This is the perfect illustration to distinguish between rules and standards. Rules exist to govern activity from people. They are an external attempt create a certain outcome. They are a control mechanism that is designed to ‘ensure’ the governor/leader a particular result from the behavior of people.The rules of the suit dryer manufacturer and the gym say that the dryer is intended for wet suits. When the people – for whose convenience the machine exists in the first place – begin to use it for other things, to break the rules to go outside its intended use, an attempt is made to govern their behavior more strictly with more rules. The assumption is that the first two rule postings that are displayed on and near the machine, must not be understood or are unclear, so more rules are posted to bring greater clarity and more precise obedience.

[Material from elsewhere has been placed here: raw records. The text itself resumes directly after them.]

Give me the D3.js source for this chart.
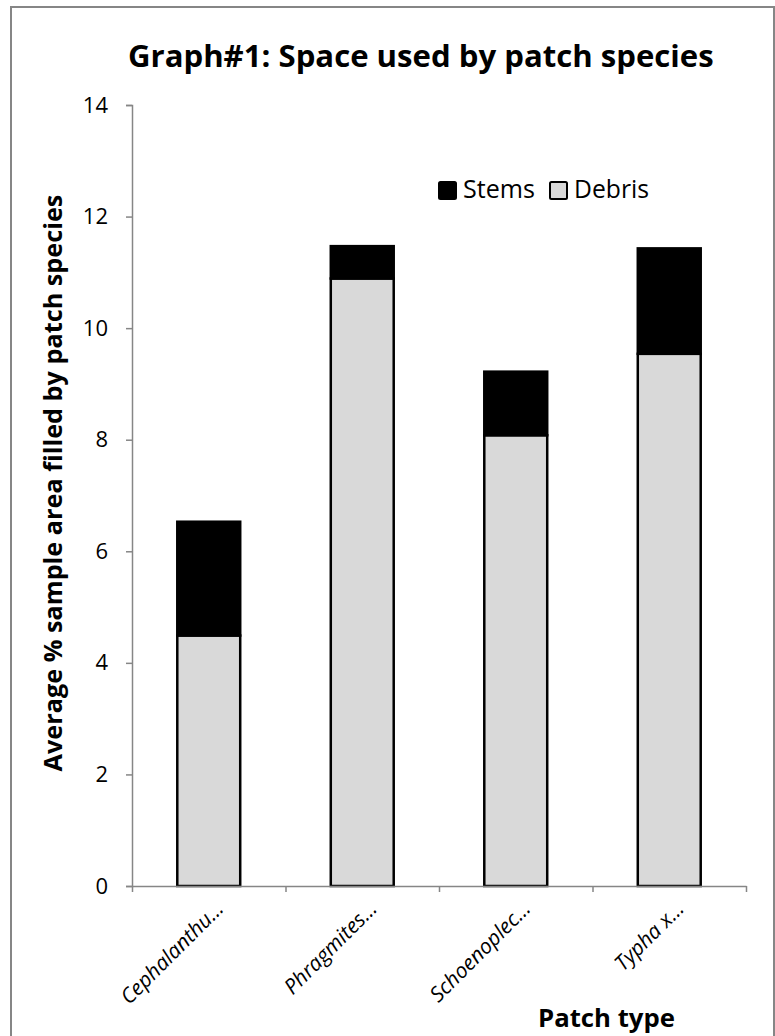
<!DOCTYPE html>
<html>
<head>
<meta charset="utf-8">
<script src="https://cdn.jsdelivr.net/npm/d3@7"></script>
<style>
  body { margin: 0; background: #fff; }
  text { font-family: "Open Sans", "Noto Sans", sans-serif; fill: #000; }
</style>
</head>
<body>
<svg id="chart" width="775" height="1036"></svg>
<script>
// data
var categories = ["Cephalanthu…", "Phragmites…", "Schoenoplec…", "Typha x…"]
var debris = [4.49, 10.89, 8.08, 9.54]
var stems = [2.04, 0.58, 1.14, 1.89]
var yTicks = [0, 2, 4, 6, 8, 10, 12, 14]
var seriesNames = ["Stems", "Debris"]

var svg = d3.select("#chart")

var xleft = 132
var xright = 746
var ytop = 105
var ybottom = 886
var axisColor = "#868686"

// shrink/grow font so text spans a target width
function fitText(sel, width) {
    sel.attr("font-size", 20)
    var len = sel.node().getComputedTextLength()
    sel.attr("font-size", 20 * width / len)
}

svg.append("rect")
    .attr("x", 11).attr("y", 7)
    .attr("width", 763).attr("height", 1060)
    .attr("fill", "white")
    .attr("stroke", axisColor)
    .attr("stroke-width", 2)

var x = d3.scaleBand()
    .domain(categories)
    .range([xleft, xright])
    .paddingInner(0.59)
    .paddingOuter(0.295)

var xEdge = d3.scaleLinear()
    .domain([0, categories.length])
    .range([xleft, xright])

var y = d3.scaleLinear()
    .domain([0, 14])
    .range([ybottom, ytop])

// bars: debris at the bottom, stems stacked on top
var bars = svg.append("g").attr("id", "bars")
bars.selectAll("rect.debris")
    .data(debris)
    .enter()
    .append("rect")
    .attr("class", "debris")
    .attr("x", function(d, i) { return x(categories[i]) })
    .attr("y", function(d) { return y(d) })
    .attr("width", x.bandwidth())
    .attr("height", function(d) { return y(0) - y(d) })
    .attr("fill", "#d9d9d9")
    .attr("stroke", "black")
    .attr("stroke-width", 2.5)

bars.selectAll("rect.stems")
    .data(stems)
    .enter()
    .append("rect")
    .attr("class", "stems")
    .attr("x", function(d, i) { return x(categories[i]) })
    .attr("y", function(d, i) { return y(debris[i] + d) })
    .attr("width", x.bandwidth())
    .attr("height", function(d, i) { return y(debris[i]) - y(debris[i] + d) })
    .attr("fill", "black")
    .attr("stroke", "black")
    .attr("stroke-width", 2.5)

// y axis
var yAxis = d3.axisLeft(y)
    .tickValues(yTicks)
    .tickSize(6)
    .tickPadding(18)
var ya = svg.append("g")
    .attr("transform", "translate(" + xleft + ",0)")
    .call(yAxis)
ya.selectAll("path, line").attr("stroke", axisColor).attr("stroke-width", 1.5)
ya.selectAll("text")
    .attr("font-family", "Open Sans")
    .attr("font-size", 22)
    .attr("fill", "black")

// x axis: ticks between the categories
var xAxis = d3.axisBottom(xEdge)
    .tickValues(d3.range(categories.length + 1))
    .tickFormat("")
    .tickSize(6)
    .tickSizeOuter(0)
var xa = svg.append("g")
    .attr("transform", "translate(0," + ybottom + ")")
    .call(xAxis)
xa.selectAll("path, line").attr("stroke", axisColor).attr("stroke-width", 1.5)

// slanted category labels
svg.append("g").selectAll("text")
    .data(categories)
    .enter()
    .append("text")
    .attr("font-size", 21)
    .attr("font-style", "italic")
    .attr("text-anchor", "end")
    .attr("transform", function(d) {
        var cx = x(d) + x.bandwidth() / 2 + 16
        return "translate(" + cx + "," + (ybottom + 24) + ") rotate(-45)"
    })
    .text(function(d) { return d })

// title
var title = svg.append("text")
    .attr("x", 128).attr("y", 67)
    .attr("font-weight", "bold")
    .text("Graph#1: Space used by patch species")
fitText(title, 586)

// y title
var ytitle = svg.append("text")
    .attr("transform", "translate(62,483) rotate(-90)")
    .attr("text-anchor", "middle")
    .attr("font-weight", "bold")
    .text("Average % sample area filled by patch species")
fitText(ytitle, 577)

// x title
var xtitle = svg.append("text")
    .attr("x", 538).attr("y", 1027)
    .attr("font-weight", "bold")
    .text("Patch type")
fitText(xtitle, 137)

// legend
var legendX = [438, 549]
var legendTextW = [72, 75]
var legendFill = ["black", "#d9d9d9"]
var legend = svg.append("g").attr("id", "legend")
seriesNames.forEach(function(name, i) {
    legend.append("rect")
        .attr("x", legendX[i] + 1).attr("y", 182)
        .attr("width", 17).attr("height", 17)
        .attr("rx", 1.5)
        .attr("fill", legendFill[i])
        .attr("stroke", "black")
        .attr("stroke-width", 2)
    var t = legend.append("text")
        .attr("x", legendX[i] + 25).attr("y", 198)
        .text(name)
    fitText(t, legendTextW[i])
})
</script>
</body>
</html>
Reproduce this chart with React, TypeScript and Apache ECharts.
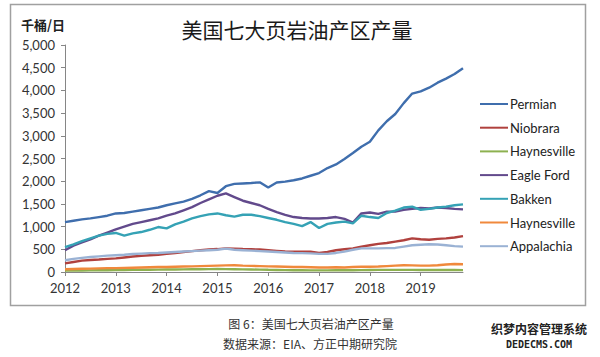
import React, { useEffect, useRef } from "react";
import * as echarts from "echarts";

const months: string[] = [];
for (let y = 2012; y <= 2019; y++) {
  for (const m of ["01", "03", "05", "07", "09", "11"]) months.push(`${y}-${m}`);
}

const yTicks = [0, 500, 1000, 1500, 2000, 2500, 3000, 3500, 4000, 4500, 5000];

const permian = [
  1100, 1130, 1160, 1180, 1210, 1240,
  1290, 1300, 1330, 1360, 1390, 1420,
  1470, 1510, 1550, 1610, 1690, 1780,
  1740, 1890, 1940, 1950, 1960, 1975,
  1860, 1970, 1990, 2020, 2060, 2120,
  2180, 2290, 2370, 2490, 2620, 2760,
  2870, 3120, 3320, 3480, 3720, 3930,
  3980, 4060, 4170, 4260, 4360, 4490,
];
const niobrara = [
  190, 220, 250, 265, 275, 290,
  300, 320, 340, 355, 370, 380,
  400, 420, 440, 460, 480, 495,
  505, 520, 515, 505, 500, 495,
  480, 465, 450, 445, 445, 445,
  420, 440, 480, 500, 520, 560,
  590, 620, 640, 670, 700, 740,
  720, 710, 730, 740, 760, 790,
];
const haynesvilleA = [
  30, 32, 34, 36, 38, 40,
  42, 44, 46, 48, 50, 52,
  54, 56, 58, 60, 62, 64,
  66, 64, 62, 58, 55, 52,
  48, 45, 42, 40, 38, 36,
  36, 36, 38, 38, 40, 42,
  44, 46, 46, 46, 46, 46,
  45, 45, 44, 44, 43, 42,
];
const eagleFord = [
  480, 580, 650, 720, 800, 870,
  940, 1000, 1060, 1100, 1140, 1180,
  1240, 1290, 1360, 1430, 1520, 1600,
  1680, 1730, 1650, 1570, 1520, 1470,
  1390, 1320, 1260, 1210, 1190, 1180,
  1180, 1190, 1210, 1170, 1090, 1290,
  1310, 1280, 1330, 1330, 1370, 1390,
  1410, 1400, 1420, 1410, 1390, 1380,
];
const bakken = [
  550, 610, 680, 740, 800, 840,
  860, 800, 850, 880, 930, 990,
  960, 1050, 1110, 1180, 1230, 1270,
  1290, 1250, 1220, 1260, 1260, 1230,
  1190, 1150, 1100, 1060, 1010, 1100,
  970, 1060, 1090, 1110, 1070, 1240,
  1210, 1190, 1300, 1350, 1420, 1440,
  1370, 1390, 1420, 1440, 1470, 1490,
];
const haynesvilleB = [
  60, 65, 70, 75, 80, 85,
  85, 90, 95, 100, 105, 110,
  110, 115, 120, 125, 130, 135,
  140, 145, 150, 140, 135, 130,
  125, 120, 115, 110, 110, 105,
  100, 100, 105, 100, 110, 115,
  115, 120, 130, 140, 150, 145,
  140, 140, 150, 165, 175, 170,
];
const appalachia = [
  260, 290, 310, 330, 345, 360,
  370, 380, 395, 405, 415, 420,
  430, 440, 450, 460, 470, 480,
  490, 515, 490, 480, 470, 460,
  450, 440, 430, 420, 415, 410,
  400, 400, 420, 450, 490, 520,
  520, 520, 525, 530, 560, 590,
  600, 610, 605, 590, 570, 560,
];

const seriesDefs = [
  { id: "Permian", label: "Permian", data: permian, color: "#3F6EAD" },
  { id: "Niobrara", label: "Niobrara", data: niobrara, color: "#B0413E" },
  { id: "Haynesville_1", label: "Haynesville", data: haynesvilleA, color: "#8DB150" },
  { id: "Eagle Ford", label: "Eagle Ford", data: eagleFord, color: "#624A8C" },
  { id: "Bakken", label: "Bakken", data: bakken, color: "#35A2B5" },
  { id: "Haynesville_2", label: "Haynesville", data: haynesvilleB, color: "#F0893C" },
  { id: "Appalachia", label: "Appalachia", data: appalachia, color: "#9AB2D4" },
];

const labelMap: Record<string, string> = {};
seriesDefs.forEach((s) => (labelMap[s.id] = s.label));

const FONT = "Lato, 'Noto Sans', sans-serif";
const CJK = "'Noto Sans CJK SC', sans-serif";

export default function App() {
  const ref = useRef<HTMLDivElement>(null);
  useEffect(() => {
    if (!ref.current) return;
    const chart = echarts.init(ref.current, undefined, { renderer: "svg" });
    chart.setOption({
      animation: false,
      backgroundColor: "#ffffff",
      grid: { left: 65, right: 137, top: 45, bottom: 85, containLabel: false },
      xAxis: {
        type: "category",
        data: months,
        boundaryGap: false,
        axisLine: { show: true, lineStyle: { color: "#868686", width: 1 } },
        axisTick: {
          show: true,
          length: 4,
          interval: (i: number, v: string) => v.endsWith("-01"),
          lineStyle: { color: "#868686" },
        },
        axisLabel: {
          interval: (i: number, v: string) => v.endsWith("-01"),
          formatter: (v: string) => v.slice(0, 4),
          color: "#333",
          fontSize: 13,
          fontFamily: FONT,
          margin: 9,
        },
        splitLine: { show: false },
      },
      yAxis: {
        type: "value",
        min: yTicks[0],
        max: yTicks[yTicks.length - 1],
        interval: 500,
        axisLine: { show: true, lineStyle: { color: "#868686", width: 1 } },
        axisTick: { show: true, length: 4, lineStyle: { color: "#868686" } },
        axisLabel: {
          color: "#333",
          fontSize: 13,
          fontFamily: FONT,
          margin: 10,
          formatter: (v: number) => v.toLocaleString("en-US"),
        },
        splitLine: { show: false },
      },
      legend: {
        orient: "vertical",
        left: 475,
        top: 92,
        itemWidth: 28,
        itemHeight: 14,
        itemGap: 9.7,
        icon: "path://M0,6 L28,6 L28,8 L0,8 Z",
        formatter: (name: string) => labelMap[name] ?? name,
        textStyle: { color: "#222", fontSize: 13, fontFamily: FONT, padding: [0, 0, 0, -3], lineHeight: 14 },
        data: seriesDefs.map((s) => s.id),
      },
      series: seriesDefs.map((s) => ({
        name: s.id,
        type: "line",
        data: s.data,
        symbol: "none",
        smooth: false,
        lineStyle: { color: s.color, width: 2.4 },
        itemStyle: { color: s.color },
      })),
      graphic: [
        {
          type: "rect",
          shape: { x: 10.5, y: 4.5, width: 575, height: 301 },
          style: { fill: "none", stroke: "#a0a0a0", lineWidth: 1.5 },
          silent: true,
        },
        {
          type: "text",
          x: 21,
          y: 18,
          style: { text: "千桶/日", fill: "#222", font: `bold 13px ${CJK}` },
        },
        {
          type: "text",
          x: 297,
          y: 29,
          style: {
            text: "美国七大页岩油产区产量",
            fill: "#1a1a1a",
            font: `21px ${CJK}`,
            align: "center",
            verticalAlign: "middle",
          },
        },
        {
          type: "text",
          x: 311,
          y: 323,
          style: {
            text: "图 6：美国七大页岩油产区产量",
            fill: "#333",
            font: `12px ${CJK}`,
            align: "center",
            verticalAlign: "middle",
          },
        },
        {
          type: "text",
          x: 310,
          y: 343,
          style: {
            text: "数据来源：EIA、方正中期研究院",
            fill: "#333",
            font: `12px ${CJK}`,
            align: "center",
            verticalAlign: "middle",
          },
        },
        {
          type: "text",
          x: 539,
          y: 328,
          style: {
            text: "织梦内容管理系统",
            fill: "#222",
            font: `bold 12px ${CJK}`,
            align: "center",
            verticalAlign: "middle",
            lineHeight: 12,
          },
        },
        {
          type: "text",
          x: 539,
          y: 344,
          style: {
            text: "DEDECMS.COM",
            fill: "#222",
            font: `bold 10px 'DejaVu Sans Mono', monospace`,
            align: "center",
            verticalAlign: "middle",
            lineHeight: 10,
          },
        },
      ],
    });
    return () => chart.dispose();
  }, []);
  return (
    <div
      ref={ref}
      style={{ position: "fixed", left: 0, top: 0, width: 600, height: 357, background: "#fff" }}
    />
  );
}
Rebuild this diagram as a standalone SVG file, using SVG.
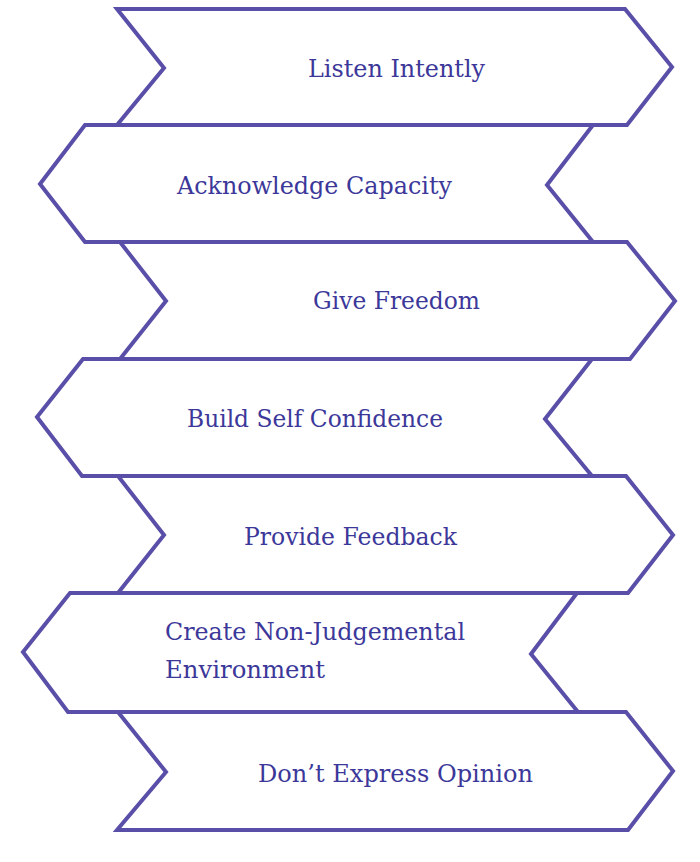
<svg xmlns="http://www.w3.org/2000/svg" width="700" height="862" viewBox="0 0 700 862">
<style>
.shape{fill:none;stroke:#5a4fa8;stroke-width:4;stroke-linejoin:miter}
.lbl{font-family:"DejaVu Serif","Liberation Serif",serif;font-size:25px;fill:#3c389a}
</style>
<rect width="700" height="862" fill="#ffffff"/>
<g id="node1">
<polygon class="shape" points="117,9 625,9 672,67 627,125 117,125 164,68"/>
<text class="lbl" x="308" y="77" textLength="177" lengthAdjust="spacingAndGlyphs">Listen Intently</text>
</g>
<g id="node2">
<polygon class="shape" points="85,125 593,125 547,185 593,242 85,242 40,184"/>
<text class="lbl" x="177" y="194" textLength="275" lengthAdjust="spacingAndGlyphs">Acknowledge Capacity</text>
</g>
<g id="node3">
<polygon class="shape" points="120,242 627,242 675,301 630,359 120,359 166,301"/>
<text class="lbl" x="313" y="309" textLength="167" lengthAdjust="spacingAndGlyphs">Give Freedom</text>
</g>
<g id="node4">
<polygon class="shape" points="83,359 592,359 545,419 592,476 82,476 37,417"/>
<text class="lbl" x="187" y="427" textLength="256" lengthAdjust="spacingAndGlyphs">Build Self Confidence</text>
</g>
<g id="node5">
<polygon class="shape" points="118,476 626,476 673,535 628,593 118,593 164,535"/>
<text class="lbl" x="244" y="545" textLength="213" lengthAdjust="spacingAndGlyphs">Provide Feedback</text>
</g>
<g id="node6">
<polygon class="shape" points="70,593 577,593 531,654 578,712 68,712 23,652"/>
<text class="lbl" x="165" y="640" textLength="300" lengthAdjust="spacingAndGlyphs">Create Non-Judgemental</text>
<text class="lbl" x="165" y="678" textLength="160" lengthAdjust="spacingAndGlyphs">Environment</text>
</g>
<g id="node7">
<polygon class="shape" points="118,712 626,712 673,771 628,830 117,830 166,772"/>
<text class="lbl" x="258" y="782" textLength="275" lengthAdjust="spacingAndGlyphs">Don’t Express Opinion</text>
</g>
<g id="connectors"></g>
</svg>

The problem with rules is that they establish the criteria for loop holes and people will always find a way to do what they want. It is part of our creative design that we push to create an outcome of our choosing. We are made to create, to produce. Rules are a way of governing how and where creativity occurs. They are an outside-in from of governance that, by their nature, are just begging to be created around. After clarity has been established and rules are not obeyed, the only way to coerce compliance is through enforcement. In the suit dryer case at the gym one suggestion was to place a camera (visible to the locker room users) facing the suit-dryer to deter any incorrect use by threat of being captured in the act – on film. Could you imagine? A camera constantly filming in a men’s change room?
Standards, on the other hand, approach the objective of governance from a completely different perspective. Standards are built on common assumptions such as; people are made to create, and will. Rules create loopholes. Outcome management is most effective from the inside out i.e self governance. Standards establish ideals that people reach for, agreed outcomes that people work toward. Standards speak to results or outcomes, and don’t have to be focused on process. Not that process is not important – it is – but standards allow people to deviate from the process (in the spirit of creativity) for the sake of the outcome. Standards require any objective, goal or outcome to be very clearly marked which shifts the burden of performance or outcome more heavily onto the leader to provide strong clarity about the objectives and goals to be met.
I was invited to join a group of business owners in the DFW area that had made Inc. Magazine’s annual list of the nations movers and shakers. The objective was to leverage the collective knowledge and experience of the group to help solve the common challenges among the participants. The objective was very clearly identified and the kinds of help that was needed was clearly discussed. There were no rules. I expected the normal posing and posturing that happens among senior leaders as they jostle for position and pecking order. Instead I was confronted by a ruthless commitment to openness and authenticity. At times posers have attempted to enter the ranks. They came for a while, but the standard of participation set the bar at such a level that they either comply or feel too exposed and they would leave. The social pressure for conformity becomes the policeman. Rules become unnecessary and the mission drives the action. It is a loose and fun environment where anything can go with room for unbridled creativity.
Rules mitigate and drive. They mandate parameters and give the leaders a false sense of control. Standards lure with the hope of what if and set the stage for creative abandon within the guidelines of the outcome.
Two questions then:
- Are you leading with rules or standards?
- What could the possibilities of leading with standards do for your organization?